In this inaugural post I turn to an environmental crisis that is actually not baller: the ongoing BP/Deepwater Horizon oil leak in the Gulf of Mexico. Long story short on April 20 an oil rig drilling more than a mile underwater ruptured, currently spilling thousands of gallons a day into the Gulf and beginning to reach land all over the place. Estimates on how much daily oil varies but the estimates keep climbing. It’s so bad that President Obama dedicated his first Oval Office Press Conference to addressing the issue. A sobering review of the spill can be found here , and pictures here . Not baller at all.
Now for the baller part. There is a new twitter account aimed at addressing the the massive PR storm. Only this one is balling up BP for real. I’m talking about @BPGlobalPR . Launched on May 19, this twitter account has been subtlely, yet brilliantly mocking the response by BP to the spill, as well as BP’s official twitter responding to the disaster. Apparently it’s worked (or not depending on your opinion). Not only has the fake BP twitter garnered over 165,000 followers in less than a month, it has also sparked the attention of both the actual BP and Twitter who have asked a notification be placed on the account to key users in on its fake status.
Here is a smathering of some of the tweets placed by @BPGlobalPR that have the uptight polluters, who knew, so upset:
We’re paying Google a lot of money to make sure you only have access to the best possible info on the oil spill: our info.
Surprised ourselves by getting emotional on the coast today. Turns out the wind blew dispersant in our eyes #BPrebrand
In case you missed our latest magic show, we made a fire vortex on the water! Tada! #bpmagic
Will Twitter please shut down @BP_America – no one can tell if it’s a joke! #bprebrand
The last one is especially fun given the pressure applied by actual BP to help their image. However, here’s a thought. Rather than worry about what some dude is saying about your screw up to make a joke about the way you are handling it, HOW BOUT WORRYING ABOUT THE ACTUAL SPILL! It seems as though for a time @BPGlobalPR did bend to the pressure, instead of breaking from it like the actual PBP oil rigs. The satirical twitter did indicate that it was fake, but not before having the last laugh. @BPGlobalPR’s bio was changed to read:
We are not associated with British Petroleum, the company that has been destroying the Gulf of Mexico for 51 days.
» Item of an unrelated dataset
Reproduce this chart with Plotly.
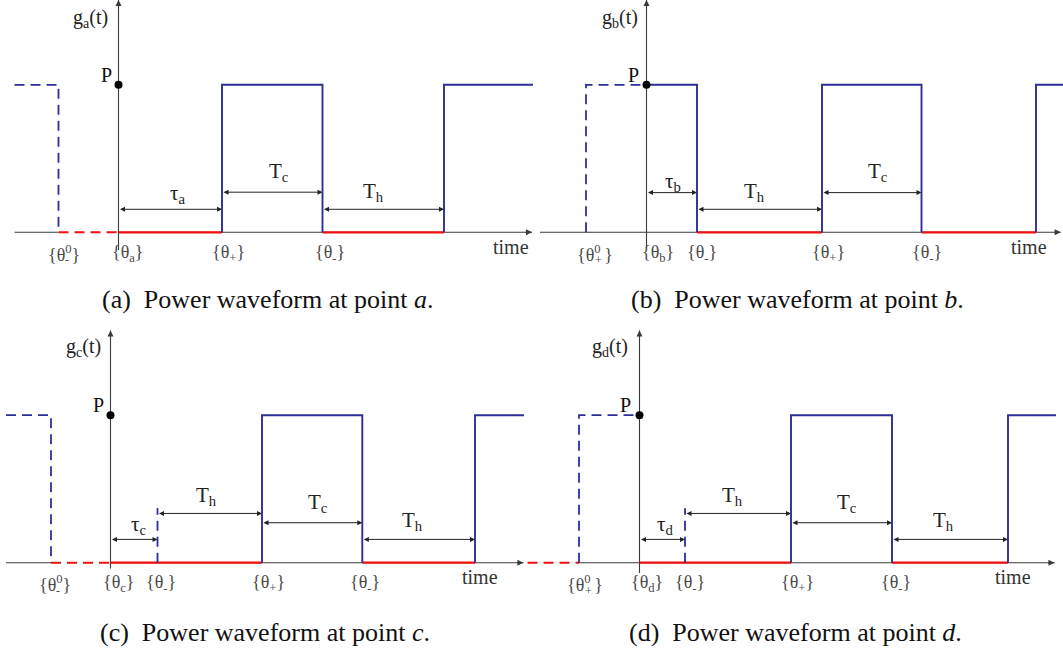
import plotly.graph_objects as go

W, H = 1063, 651

# ------------------------------------------------------------------
# DATA  (time in arbitrary units, level in units of P: 0 = off, 1 = P)
# ------------------------------------------------------------------
PANEL_IDS = ["a", "b", "c", "d"]

# panel (a)
A_HIST_T = [-10.4, -6.0, 0.0]          # start of history, theta^0, origin
A_HIST_LEVEL = [1, 0]                  # level before / after theta^0
A_T = [0.0, 10.35, 20.4, 32.55, 41.45]  # segment boundaries after origin
A_LEVEL = [0, 1, 0, 1]                 # level of each segment
A_AXIS_T = [-10.4, 41.35]
A_HIST_SIGN = "-"
A_TICK_NAMES = ["{θ<sub>a</sub>}", "{θ<sub>+</sub>}", "{θ<sub>-</sub>}"]
A_SPAN_NAMES = ["τ<sub>a</sub>", "T<sub>c</sub>", "T<sub>h</sub>"]

# panel (b)
B_HIST_T = [-10.65, -6.05, 0.0]
B_HIST_LEVEL = [None, 1]
B_T = [0.0, 5.05, 17.55, 27.5, 38.95, 41.65]
B_LEVEL = [1, 0, 1, 0, 1]
B_AXIS_T = [-10.65, 41.42]
B_HIST_SIGN = "+"
B_TICK_NAMES = ["{θ<sub>b</sub>}", "{θ<sub>-</sub>}", "{θ<sub>+</sub>}", "{θ<sub>-</sub>}"]
B_SPAN_NAMES = ["τ<sub>b</sub>", "T<sub>h</sub>", "T<sub>c</sub>"]

# panel (c)
C_HIST_T = [-10.45, -5.95, 0.0]
C_HIST_LEVEL = [1, 0]
C_T = [0.0, 4.7, 15.15, 25.18, 36.45, 41.35]
C_LEVEL = [0, 0, 1, 0, 1]
C_AXIS_T = [-10.45, 41.29]
C_HIST_SIGN = "-"
C_TICK_NAMES = ["{θ<sub>c</sub>}", "{θ<sub>-</sub>}", "{θ<sub>+</sub>}", "{θ<sub>-</sub>}"]
C_SPAN_NAMES = ["τ<sub>c</sub>", "T<sub>h</sub>", "T<sub>c</sub>", "T<sub>h</sub>"]

# panel (d)
D_HIST_T = [-11.2, -6.05, 0.0]
D_HIST_LEVEL = [0, 1]
D_T = [0.0, 4.55, 15.15, 25.25, 36.85, 41.65]
D_LEVEL = [0, 0, 1, 0, 1]
D_AXIS_T = [-11.2, 41.5]
D_HIST_SIGN = "+"
D_TICK_NAMES = ["{θ<sub>d</sub>}", "{θ<sub>-</sub>}", "{θ<sub>+</sub>}", "{θ<sub>-</sub>}"]
D_SPAN_NAMES = ["τ<sub>d</sub>", "T<sub>h</sub>", "T<sub>c</sub>", "T<sub>h</sub>"]

Y_NAMES = ["g<sub>a</sub>(t)", "g<sub>b</sub>(t)", "g<sub>c</sub>(t)", "g<sub>d</sub>(t)"]
CAPTIONS = ["(a)\u2002Power waveform at point <i>a</i>.",
            "(b)\u2002Power waveform at point <i>b</i>.",
            "(c)\u2002Power waveform at point <i>c</i>.",
            "(d)\u2002Power waveform at point <i>d</i>."]

# ------------------------------------------------------------------
# LAYOUT / STYLE
# ------------------------------------------------------------------
PX_T = 10.0      # pixels per time unit
PX_L = 147.5     # pixels per level unit
GEOM = {
    "a": dict(x0=0, x1=536, ox=118.5, y0=0, y1=320, by=232.3, ybot=-0.12),
    "b": dict(x0=536, x1=1063, ox=646.5, y0=0, y1=320, by=232.3, ybot=-0.11),
    "c": dict(x0=0, x1=527, ox=110.5, y0=320, y1=651, by=562.7, ybot=-0.04),
    "d": dict(x0=527, x1=1063, ox=639.5, y0=320, y1=651, by=562.7, ybot=-0.07),
}
Y_TOP = 1.575
MARK_H = 0.37
SPAN_Y = {"a": [0.156, 0.272, 0.156],
          "b": [0.269, 0.156, 0.269],
          "c": [0.158, 0.334, 0.271, 0.158],
          "d": [0.158, 0.334, 0.271, 0.158]}
SPAN_DX = {"a": [7, 7, -10], "b": [1, -5, 6], "c": [4, -3, 6, -6], "d": [3, -6, 5, -7]}
SPAN_DY = {"a": [15, 20, 17], "b": [11, 17, 21], "c": [14, 17, 20, 18], "d": [14, 17, 20, 18]}
TICK_DX = {"a": [9, 6, 7], "b": [11, 5, 6, 5], "c": [8, 3, 6, 3], "d": [7, 5, 6, 4]}
HIST_DX = {"a": 5, "b": 9, "c": 4, "d": 6}
P_POS = {"a": (106, 75), "b": (633, 75), "c": (98, 405), "d": (625, 405)}
G_POS = {"a": (90, 18), "b": (620, 18), "c": (83, 348), "d": (610, 348)}
TIME_POS = {"a": (511, 247), "b": (1029, 247), "c": (480, 577), "d": (1013, 577)}
CAP_POS = [(267, 299), (797, 299), (265, 632), (795, 632)]

BLUE = "#2e2e9a"
RED = "#f01010"
AXIS = "#3a3a3a"
SERIF = "Liberation Serif, Times New Roman, serif"
DASH = "10px,6px"

DATA = {
    "a": (A_HIST_T, A_HIST_LEVEL, A_T, A_LEVEL, A_AXIS_T, A_HIST_SIGN, A_TICK_NAMES, A_SPAN_NAMES),
    "b": (B_HIST_T, B_HIST_LEVEL, B_T, B_LEVEL, B_AXIS_T, B_HIST_SIGN, B_TICK_NAMES, B_SPAN_NAMES),
    "c": (C_HIST_T, C_HIST_LEVEL, C_T, C_LEVEL, C_AXIS_T, C_HIST_SIGN, C_TICK_NAMES, C_SPAN_NAMES),
    "d": (D_HIST_T, D_HIST_LEVEL, D_T, D_LEVEL, D_AXIS_T, D_HIST_SIGN, D_TICK_NAMES, D_SPAN_NAMES),
}

fig = go.Figure()
annotations = []
layout_axes = {}


def line(xs, ys, xa, ya, color, width, dash="solid"):
    fig.add_trace(go.Scatter(x=xs, y=ys, mode="lines", xaxis=xa, yaxis=ya,
                             line=dict(color=color, width=width, dash=dash),
                             hoverinfo="skip", showlegend=False))


for k, pid in enumerate(PANEL_IDS):
    g = GEOM[pid]
    hist_t, hist_lv, T, LV, axis_t, hsign, tick_names, span_names = DATA[pid]
    xa = "x" if k == 0 else f"x{k + 1}"
    ya = "y" if k == 0 else f"y{k + 1}"
    xkey = "xaxis" if k == 0 else f"xaxis{k + 1}"
    ykey = "yaxis" if k == 0 else f"yaxis{k + 1}"
    xr = [(g["x0"] - g["ox"]) / PX_T, (g["x1"] - g["ox"]) / PX_T]
    yr = [(g["by"] - g["y1"]) / PX_L, (g["by"] - g["y0"]) / PX_L]
    layout_axes[xkey] = dict(domain=[g["x0"] / W, g["x1"] / W], range=xr, visible=False,
                             anchor=ya, fixedrange=True)
    layout_axes[ykey] = dict(domain=[1 - g["y1"] / H, 1 - g["y0"] / H], range=yr, visible=False,
                             anchor=xa, fixedrange=True)

    def to_data(px, py, g=g):
        return (px - g["ox"]) / PX_T, (g["by"] - py) / PX_L

    # --- axes (x axis skips the dashed red history part) ---
    red_hist = []
    if hist_lv[0] == 0:
        red_hist.append((hist_t[0], hist_t[1]))
    if hist_lv[1] == 0:
        red_hist.append((hist_t[1], hist_t[2]))
    ax_x, ax_y = [], []
    start = axis_t[0]
    for (r0, r1) in red_hist:
        if r0 > start:
            ax_x += [start, r0, None]
            ax_y += [0, 0, None]
        start = max(start, r1)
    ax_x += [start, axis_t[1]]
    ax_y += [0, 0]
    ax_x += [None, 0, 0]
    ax_y += [None, g["ybot"], Y_TOP]
    line(ax_x, ax_y, xa, ya, AXIS, 1.1)

    # --- solid waveform ---
    rx, ry, bx, by_ = [], [], [], []
    mx, my = [], []
    n = len(LV)
    for i, lv in enumerate(LV):
        a, b = T[i], T[i + 1]
        if lv == 0:
            rx += [a, b, None]
            ry += [0, 0, None]
            if i > 0 and LV[i - 1] == 0:
                mx += [a, a, None]
                my += [0, MARK_H, None]
        else:
            xs, ys = [], []
            if i > 0 and LV[i - 1] == 0:
                xs.append(a); ys.append(0)
            xs += [a, b]; ys += [1, 1]
            if i < n - 1 and LV[i + 1] == 0:
                xs.append(b); ys.append(0)
            bx += xs + [None]
            by_ += ys + [None]
    line(rx, ry, xa, ya, RED, 2.2)
    line(bx, by_, xa, ya, BLUE, 1.9)

    # --- dashed history ---
    hrx, hry = [], []
    for (r0, r1) in red_hist:
        hrx += [r0, r1, None]
        hry += [0, 0, None]
    line(hrx, hry, xa, ya, RED, 2.0, DASH)
    if hist_lv[0] == 1:
        hbx = [hist_t[0], hist_t[1], hist_t[1]]
        hby = [1, 1, 0]
    else:
        hbx = [hist_t[1], hist_t[1], hist_t[2]]
        hby = [0, 1, 1]
    line(hbx + [None] + mx, hby + [None] + my, xa, ya, BLUE, 1.8, DASH)

    # --- point P ---
    fig.add_trace(go.Scatter(x=[0], y=[1], mode="markers", xaxis=xa, yaxis=ya,
                             marker=dict(color="black", size=8), hoverinfo="skip",
                             showlegend=False))

    # --- arrowheads on axes ---
    annotations.append(dict(x=axis_t[1], y=0, ax=axis_t[1] - 0.8, ay=0, xref=xa, yref=ya,
                            axref=xa, ayref=ya, text="", showarrow=True, arrowhead=2,
                            arrowsize=1.1, arrowwidth=1.1, arrowcolor=AXIS, standoff=0))
    annotations.append(dict(x=0, y=Y_TOP, ax=0, ay=Y_TOP - 0.06, xref=xa, yref=ya,
                            axref=xa, ayref=ya, text="", showarrow=True, arrowhead=2,
                            arrowsize=1.1, arrowwidth=1.1, arrowcolor=AXIS, standoff=0))

    # --- span arrows + labels ---
    for j, name in enumerate(span_names):
        a, b = T[j], T[j + 1]
        yl = SPAN_Y[pid][j]
        annotations.append(dict(x=b, y=yl, ax=a, ay=yl, xref=xa, yref=ya, axref=xa, ayref=ya,
                                text="", showarrow=True, arrowhead=2, arrowside="end+start",
                                arrowsize=1.0, arrowwidth=1.0, arrowcolor="#222",
                                standoff=0, startstandoff=0))
        annotations.append(dict(x=(a + b) / 2, y=yl, xref=xa, yref=ya, text=name,
                                showarrow=False, xshift=SPAN_DX[pid][j], yshift=SPAN_DY[pid][j],
                                font=dict(family=SERIF, size=21, color="#222"),
                                xanchor="center", yanchor="middle"))

    # --- tick labels ---
    for j, name in enumerate(tick_names):
        annotations.append(dict(x=T[j], y=0, xref=xa, yref=ya, text=name, showarrow=False,
                                xshift=TICK_DX[pid][j], yshift=-21,
                                font=dict(family=SERIF, size=18, color="#4a4a4a"),
                                xanchor="center", yanchor="middle"))
    tail = "}" if hsign == "-" else "\u2009}"
    annotations.append(dict(x=hist_t[1], y=0, xref=xa, yref=ya,
                            text="{θ<sup>0</sup>" + tail, showarrow=False,
                            xshift=HIST_DX[pid], yshift=-21,
                            font=dict(family=SERIF, size=18, color="#4a4a4a"),
                            xanchor="center", yanchor="middle"))
    annotations.append(dict(x=hist_t[1], y=0, xref=xa, yref=ya,
                            text=hsign, showarrow=False,
                            xshift=HIST_DX[pid] + 3, yshift=-28,
                            font=dict(family=SERIF, size=12, color="#4a4a4a"),
                            xanchor="center", yanchor="middle"))

    # --- P, g(t), time ---
    px, py = to_data(*P_POS[pid])
    annotations.append(dict(x=px, y=py, xref=xa, yref=ya, text="P", showarrow=False,
                            font=dict(family=SERIF, size=20, color="#111"),
                            xanchor="center", yanchor="middle"))
    gx, gy = to_data(*G_POS[pid])
    annotations.append(dict(x=gx, y=gy, xref=xa, yref=ya, text=Y_NAMES[k], showarrow=False,
                            font=dict(family=SERIF, size=20, color="#222"),
                            xanchor="center", yanchor="middle"))
    tx, ty = to_data(*TIME_POS[pid])
    annotations.append(dict(x=tx, y=ty, xref=xa, yref=ya, text="time", showarrow=False,
                            font=dict(family=SERIF, size=20, color="#333"),
                            xanchor="center", yanchor="middle"))

    # --- caption ---
    cx, cy = CAP_POS[k]
    annotations.append(dict(x=cx / W, y=1 - cy / H, xref="paper", yref="paper",
                            text=CAPTIONS[k], showarrow=False,
                            font=dict(family=SERIF, size=26, color="#111"),
                            xanchor="center", yanchor="middle"))

fig.update_layout(
    width=W, height=H, margin=dict(l=0, r=0, t=0, b=0),
    paper_bgcolor="white", plot_bgcolor="rgba(0,0,0,0)",
    showlegend=False, annotations=annotations, **layout_axes,
)
fig.write_html("out.html", config={"displayModeBar": False})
In the study of rhetoric a key element in the understanding of parody and satire is that the creator must give a clue, a small wink to let viewers know that they are being deceived. These winks are generally somewhat hidden, playing on the idea that people do not expect to be deceived so will not recognize the clues even if they are placed in front of them. Aside from that they may simply not get the joke. @BPGlobalPR seems to function with the former while @BP_America is clearly the latter. The twitter account has since changed its bio, this time to remove all literal indications that it is satire. Nevertheless, for technically bowing to the pressures of mighty BP, while simultaneously getting another well-deserved jab in at them in the process, I think @BPGlobalPR is an excellent choice for the inaugural Ballin’ It Up.